Le pacte commercial signé demain avec la Chine est vu comme une annexion rampante.
Taiwan tomberait-elle dans un piège tendu par la Chine ? Un accord de libre-échange historique entre la République de Chine (nom officiel de Taiwan) et la Chine populaire doit être signé demain à Chongqing, dans la province du Sichuan. Il risque de bouleverser à jamais les relations entre les deux Chines, séparées depuis soixante et un ans.
Ce pacte commercial est une «chausse-trape» Qui conduira à une «funeste réunification», avertissent les partisans du Parti démocrate progressiste (DPP), qui ont protesté par dizaines de milliers, samedi, dans les rues de Taipei, capitale de l'île nationaliste. «Protégeons Taiwan !» scandaient les manifestants en exigeant un référendum. Le président taïwanais, Ma Ying-jeou, a négocié cet accord en secret avec Pékin, en dehors du cadre parlementaire. Il prend en traître les 23 millions de Taïwanais, s'est insurgé le Taipei Times : «On sait bien qu'au fond, le Président veut une réunification. Ce pacte va nous lier économiquement, puis politiquement avec la Chine.» «Heureusement qu'on a encore un système démocratique pour protéger Taiwan», s'est écrié l'ex-président Lee Teng-hui, 87 ans, principal détracteur de l'Accord cadre de coopération économique (ECFA). Lee accuse carrément Ma et son parti, le Kuomintang (KMT), de «coopérer avec les communistes de Chine pour unifier Taiwan».«Ma Ying-jeou n'est pas qualifié pour être président», a tonné Lee, qui s'est joint à la manifestation organisée par le DPP.

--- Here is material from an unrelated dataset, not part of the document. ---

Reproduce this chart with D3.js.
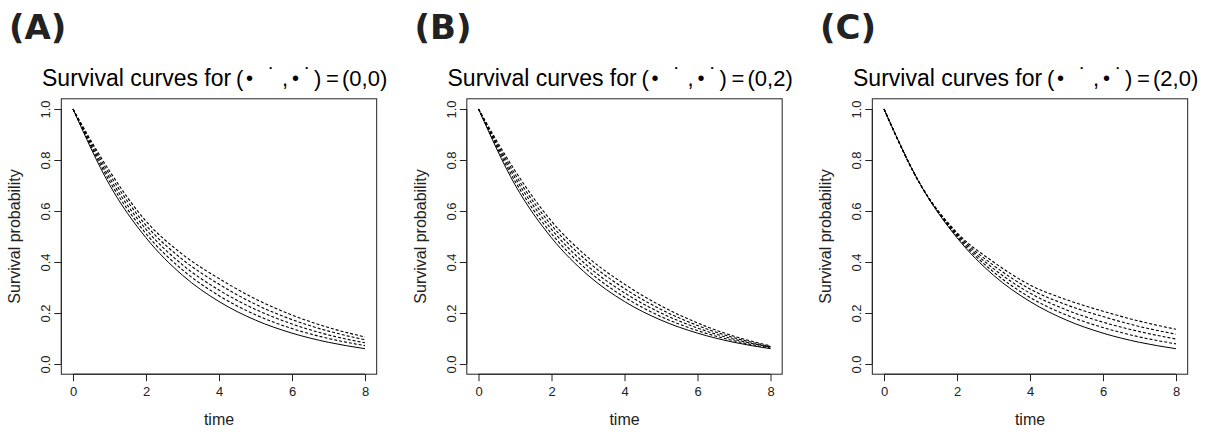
<!DOCTYPE html>
<html lang="en">
<head>
  <meta charset="UTF-8">
  <title>Survival curves</title>
  <style>
    body { margin: 0; background: #fff; }
    svg { display: block; }
    .tick text { font-family: "Liberation Sans", Arial, sans-serif; }
  </style>
  <script src="https://d3js.org/d3.v7.min.js"></script>
</head>
<body>
<div id="chart"></div>
<script>
  // time grid the curves were read at
  var times = [0, 1, 2, 3, 4, 5, 6, 7, 8];

  // solid reference curve (same in all three panels)
  var solidCurve = [1, 0.703, 0.495, 0.348, 0.245, 0.172, 0.121, 0.085, 0.060];

  // dashed curves, panel A: (0,0)
  var dashedA = [
    [1, 0.717, 0.511, 0.369, 0.268, 0.193, 0.139, 0.100, 0.072],
    [1, 0.730, 0.528, 0.389, 0.290, 0.214, 0.157, 0.114, 0.083],
    [1, 0.744, 0.544, 0.410, 0.313, 0.234, 0.174, 0.129, 0.095],
    [1, 0.757, 0.560, 0.430, 0.335, 0.255, 0.192, 0.143, 0.106]
  ];
  // panel B: (0,2)
  var dashedB = [
    [1, 0.717, 0.511, 0.366, 0.262, 0.186, 0.131, 0.091, 0.063],
    [1, 0.731, 0.528, 0.383, 0.279, 0.200, 0.141, 0.097, 0.066],
    [1, 0.744, 0.544, 0.401, 0.296, 0.214, 0.151, 0.103, 0.068],
    [1, 0.758, 0.560, 0.418, 0.313, 0.228, 0.161, 0.109, 0.071]
  ];
  // panel C: (2,0)
  var dashedC = [
    [1, 0.703, 0.500, 0.361, 0.261, 0.192, 0.143, 0.106, 0.079],
    [1, 0.703, 0.505, 0.374, 0.278, 0.212, 0.164, 0.127, 0.098],
    [1, 0.703, 0.510, 0.387, 0.294, 0.232, 0.186, 0.147, 0.117],
    [1, 0.703, 0.515, 0.400, 0.310, 0.252, 0.207, 0.168, 0.136]
  ];

  var panelLetters = ["(A)", "(B)", "(C)"];
  var panelValues = ["(0,0)", "(0,2)", "(2,0)"];
  var panelDashed = [dashedA, dashedB, dashedC];

  var xTicks = [0, 2, 4, 6, 8];
  var yTicks = [0, 0.2, 0.4, 0.6, 0.8, 1.0];
  var yTickLabels = ["0.0", "0.2", "0.4", "0.6", "0.8", "1.0"];

  var width = 1209, height = 433;
  var panelStep = 405.5;
  var sans = "Liberation Sans, Arial, sans-serif";

  var svg = d3.select("#chart").append("svg")
    .attr("width", width)
    .attr("height", height);

  // R style scales: data range padded by 4% to make the box
  var x = d3.scaleLinear().domain([0, 8]).range([73, 365]);
  var y = d3.scaleLinear().domain([0, 1]).range([364, 109]);
  var boxL = x(-0.32), boxR = x(8.32), boxT = y(1.04), boxB = y(-0.04);

  var line = d3.line()
    .x(function(d) { return x(d[0]); })
    .y(function(d) { return y(d[1]); })
    .curve(d3.curveMonotoneX);

  function pairs(vals) {
    return times.map(function(t, i) { return [t, vals[i]]; });
  }

  panelLetters.forEach(function(letter, p) {
    var g = svg.append("g").attr("transform", "translate(" + (p * panelStep) + ",0)");

    // big panel letter
    g.append("text")
      .attr("x", 9)
      .attr("y", 39)
      .attr("font-family", "DejaVu Sans, sans-serif")
      .attr("font-weight", "bold")
      .attr("font-size", 34)
      .attr("fill", "#222")
      .text(letter);

    // title: plain part, then the plotmath-like part
    var title = g.append("text")
      .attr("y", 86)
      .attr("font-family", sans)
      .attr("fill", "#000");
    title.append("tspan").attr("x", 42).attr("font-size", 23).text("Survival curves for");
    title.append("tspan").attr("x", 236).attr("font-size", 22).text("(");
    title.append("tspan").attr("x", 246).attr("font-size", 20).attr("dy", -1).text("\u2022");
    title.append("tspan").attr("x", 268).attr("font-size", 22).attr("dy", -2).text("\u02D9");
    title.append("tspan").attr("x", 282).attr("font-size", 22).attr("dy", 3).text(",");
    title.append("tspan").attr("x", 292).attr("font-size", 20).attr("dy", -1).text("\u2022");
    title.append("tspan").attr("x", 304).attr("font-size", 22).attr("dy", -2).text("\u02D9");
    title.append("tspan").attr("x", 314).attr("font-size", 22).attr("dy", 3).text(")");
    title.append("tspan").attr("x", 326).attr("font-size", 22).text("=");
    title.append("tspan").attr("x", 342).attr("font-size", 22).text(panelValues[p]);

    // curves
    panelDashed[p].forEach(function(vals) {
      g.append("path")
        .datum(pairs(vals))
        .attr("d", line)
        .attr("fill", "none")
        .attr("stroke", "#000")
        .attr("stroke-width", 1.1)
        .attr("stroke-dasharray", "3,2");
    });
    g.append("path")
      .datum(pairs(solidCurve))
      .attr("d", line)
      .attr("fill", "none")
      .attr("stroke", "#000")
      .attr("stroke-width", 1);

    // box
    g.append("rect")
      .attr("x", boxL)
      .attr("y", boxT)
      .attr("width", boxR - boxL)
      .attr("height", boxB - boxT)
      .attr("fill", "none")
      .attr("stroke", "#222")
      .attr("stroke-width", 1);

    // x axis
    var xAxis = g.append("g")
      .attr("transform", "translate(0," + boxB + ")")
      .call(d3.axisBottom(x).tickValues(xTicks).tickSize(7).tickPadding(4)
        .tickFormat(d3.format("d")));
    xAxis.select(".domain").attr("d", "M" + x(0) + ",0H" + x(8)).attr("stroke", "#222");
    xAxis.selectAll(".tick line").attr("stroke", "#222");
    xAxis.selectAll(".tick text").attr("font-size", 13).attr("fill", "#222").attr("dy", "0.85em");

    // y axis
    var yAxis = g.append("g")
      .attr("transform", "translate(" + boxL + ",0)")
      .call(d3.axisLeft(y).tickValues(yTicks).tickSize(7)
        .tickFormat(function(d, i) { return yTickLabels[i]; }));
    yAxis.select(".domain").attr("d", "M0," + y(0) + "V" + y(1)).attr("stroke", "#222");
    yAxis.selectAll(".tick line").attr("stroke", "#222");
    yAxis.selectAll(".tick text")
      .attr("font-size", 13)
      .attr("fill", "#222")
      .attr("x", null)
      .attr("dy", null)
      .attr("text-anchor", "middle")
      .attr("transform", "translate(" + (50 - boxL) + ",0) rotate(-90)");

    // axis titles
    g.append("text")
      .attr("x", (boxL + boxR) / 2)
      .attr("y", 425)
      .attr("text-anchor", "middle")
      .attr("font-family", sans)
      .attr("font-size", 16)
      .attr("fill", "#222")
      .text("time");

    g.append("text")
      .attr("transform", "translate(20," + ((boxT + boxB) / 2) + ") rotate(-90)")
      .attr("text-anchor", "middle")
      .attr("font-family", sans)
      .attr("font-size", 16)
      .attr("fill", "#222")
      .text("Survival probability");
  });
</script>
</body>
</html>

«Front uni». Ma certifie que l'accord n'a «rien à voir avec la politique» et qu'il sortira Taiwan de son marasme économique. Les clauses de l'ECFA sont singulièrement favorables à l'île. Pékin s'engage à réduire ses droits de douane sur 539 produits; en échange, Taiwan diminuera ses taxes à l'import sur un volume de 250 produits d'une valeur presque cinq fois moindre. Les banques taïwanaises s'installant sur le continent bénéficieront des mêmes privilèges que celles de Hongkong... qui fait officiellement partie de la Chine.
Beaucoup de Taïwanais voient dans cet accord l'application de la fameuse tactique communiste du «Front uni», visant à placer l'adversaire dans un état de dépendance afin de mieux l'étouffer.
L'un des points délicats porte sur la capacité conditionnelle accordée à Taiwan par Pékin de pouvoir signer des accords de libre-échange avec d'autres pays. Pour se faire, Taipei aura besoin, au coup par coup, de l'aval de Pékin ! La Chine refusera sans doute que Taiwan utilise, dans ces accords bilatéraux, son nom officiel de «République de Chine». Depuis le rapprochement entre les deux Chine, suite à l'élection à la présidence taïwanaise de Ma Ying-jeou en 2008, ces disputes sémantiques ont été gelées. Taipei et Pékin s'accordent à dire qu'il n'y a «qu'une seule Chine» mais qu'elles divergent sur sa définition. Pékin a cessé de faire référence à sa «politique d'une seule Chine», ainsi qu'à son engagement à «reprendre Taiwan par la force si nécessaire». Ma Ying-jeou surveille lui aussi son langage. Il a affirmé, à propos des rapports avec Pékin, qu'il ne fallait pas parler de «relations internationales», ni de «relations entre deux pays», ni de «deux Chine». Il s'agit, selon lui, de «relations spéciales»...
Pékin table sur le fait que l'ancienne Formose finisse par succomber à la force de gravitation du marché chinois. La Chine est devenue le premier partenaire commercial de l'île (87 milliards de dollars d'échanges en 2009). Des centaines de milliers de Taïwanais vivent en Chine, où ils ont investi plus de 150 milliards de dollars. Les touristes chinois peuvent se rendre à Taiwan par des vols directs depuis 2008.
Échecs. La Chine populaire, qui garde 700 missiles pointés sur l'île, a néanmoins tiré les leçons de l'échec de ses tactiques martiales d'antan. Pékin avait tenté d'influencer les élections de 1996 à Taiwan, en tirant des missiles dans le détroit. Ces manoeuvres ont eu l'effet inverse, favorisant l'accession au pouvoir du DPP indépendantiste (2000-2008). Les Chinois espèrent cette fois que la manière douce favorisera la réélection de Ma Ying-jeou en 2012. Sur le long terme, cette stratégie consiste à rendre une réunification inexorable. Demain, l'ECFA doit être signé à Chongqing, capitale provisoire de la République de Chine qui fut dirigée par le KMT de Tchang Kaï-chek durant la guerre contre le Japon (1937-1945). Tout un symbole car, à l'époque, le Parti communiste et le KMT étaient alliés.